Written exercise: Take the lines of the data below from the very first through the line containing "pts.push([traceEnd, 0]);" and output them exactly, pictures excluded.

Given material:

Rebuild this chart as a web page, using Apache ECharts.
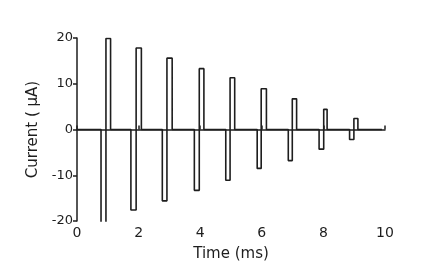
<!DOCTYPE html>
<html>
<head>
<meta charset="utf-8">
<script src="https://cdn.jsdelivr.net/npm/echarts@6/dist/echarts.min.js"></script>
<style>html,body{margin:0;padding:0;background:#fff;}#c{width:435px;height:267px;}</style>
</head>
<body>
<div id="c"></div>
<script>
// Pulse timing (ms) and amplitudes (µA)
const negStart = [0.78, 1.75, 2.77, 3.81, 4.83, 5.85, 6.86, 7.86, 8.85];
const phaseSwitch = [0.94, 1.92, 2.92, 3.97, 4.97, 5.98, 6.99, 8.01, 8.99];
const posEnd = [1.09, 2.09, 3.09, 4.12, 5.12, 6.15, 7.13, 8.12, 9.12];
const negAmp = [-22, -17.6, -15.6, -13.3, -11.1, -8.5, -6.8, -4.3, -2.2];
const posAmp = [19.9, 17.8, 15.6, 13.3, 11.3, 8.9, 6.7, 4.4, 2.4];
const traceStart = 0;
const traceEnd = 9.9;
const xTicks = [0, 2, 4, 6, 8, 10];
const yTicks = [-20, -10, 0, 10, 20];

const pts = [[traceStart, 0]];
for (let i = 0; i < negStart.length; i++) {
  pts.push([negStart[i], 0], [negStart[i], negAmp[i]], [phaseSwitch[i], negAmp[i]],
           [phaseSwitch[i], posAmp[i]], [posEnd[i], posAmp[i]], [posEnd[i], 0]);
}
pts.push([traceEnd, 0]);

const ink = '#1e1e1e';
const font = 'DejaVu Sans';
const chart = echarts.init(document.getElementById('c'), null, {renderer: 'canvas'});
chart.setOption({
  animation: false,
  backgroundColor: '#fff',
  grid: {left: 77, right: 50, top: 38, bottom: 46},
  xAxis: {
    type: 'value', min: xTicks[0], max: xTicks[xTicks.length - 1], interval: 2,
    name: 'Time (ms)', nameLocation: 'middle', nameGap: 26,
    nameTextStyle: {color: ink, fontFamily: font, fontSize: 15},
    axisLine: {lineStyle: {color: ink, width: 1.5}},
    axisTick: {inside: true, length: 4, lineStyle: {color: ink, width: 1.5}},
    axisLabel: {color: ink, fontFamily: font, fontSize: 14, margin: 5},
    splitLine: {show: false}
  },
  yAxis: {
    type: 'value', min: yTicks[0], max: yTicks[yTicks.length - 1], interval: 10,
    name: 'Current ( \u00b5A)', nameLocation: 'middle', nameGap: 31,
    nameTextStyle: {color: ink, fontFamily: font, fontSize: 15},
    axisLine: {lineStyle: {color: ink, width: 1.5}},
    axisTick: {length: 4, lineStyle: {color: ink, width: 1.5}},
    axisLabel: {color: ink, fontFamily: font, fontSize: 13, margin: 4},
    splitLine: {show: false}
  },
  series: [{
    type: 'line', data: pts, showSymbol: false, clip: true,
    lineStyle: {color: ink, width: 1.6}
  }]
});
</script>
</body>
</html>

Solution to this task:
Rebuild this chart as a web page, using Apache ECharts.
<!DOCTYPE html>
<html>
<head>
<meta charset="utf-8">
<script src="https://cdn.jsdelivr.net/npm/echarts@6/dist/echarts.min.js"></script>
<style>html,body{margin:0;padding:0;background:#fff;}#c{width:435px;height:267px;}</style>
</head>
<body>
<div id="c"></div>
<script>
// Pulse timing (ms) and amplitudes (µA)
const negStart = [0.78, 1.75, 2.77, 3.81, 4.83, 5.85, 6.86, 7.86, 8.85];
const phaseSwitch = [0.94, 1.92, 2.92, 3.97, 4.97, 5.98, 6.99, 8.01, 8.99];
const posEnd = [1.09, 2.09, 3.09, 4.12, 5.12, 6.15, 7.13, 8.12, 9.12];
const negAmp = [-22, -17.6, -15.6, -13.3, -11.1, -8.5, -6.8, -4.3, -2.2];
const posAmp = [19.9, 17.8, 15.6, 13.3, 11.3, 8.9, 6.7, 4.4, 2.4];
const traceStart = 0;
const traceEnd = 9.9;
const xTicks = [0, 2, 4, 6, 8, 10];
const yTicks = [-20, -10, 0, 10, 20];

const pts = [[traceStart, 0]];
for (let i = 0; i < negStart.length; i++) {
  pts.push([negStart[i], 0], [negStart[i], negAmp[i]], [phaseSwitch[i], negAmp[i]],
           [phaseSwitch[i], posAmp[i]], [posEnd[i], posAmp[i]], [posEnd[i], 0]);
}
pts.push([traceEnd, 0]);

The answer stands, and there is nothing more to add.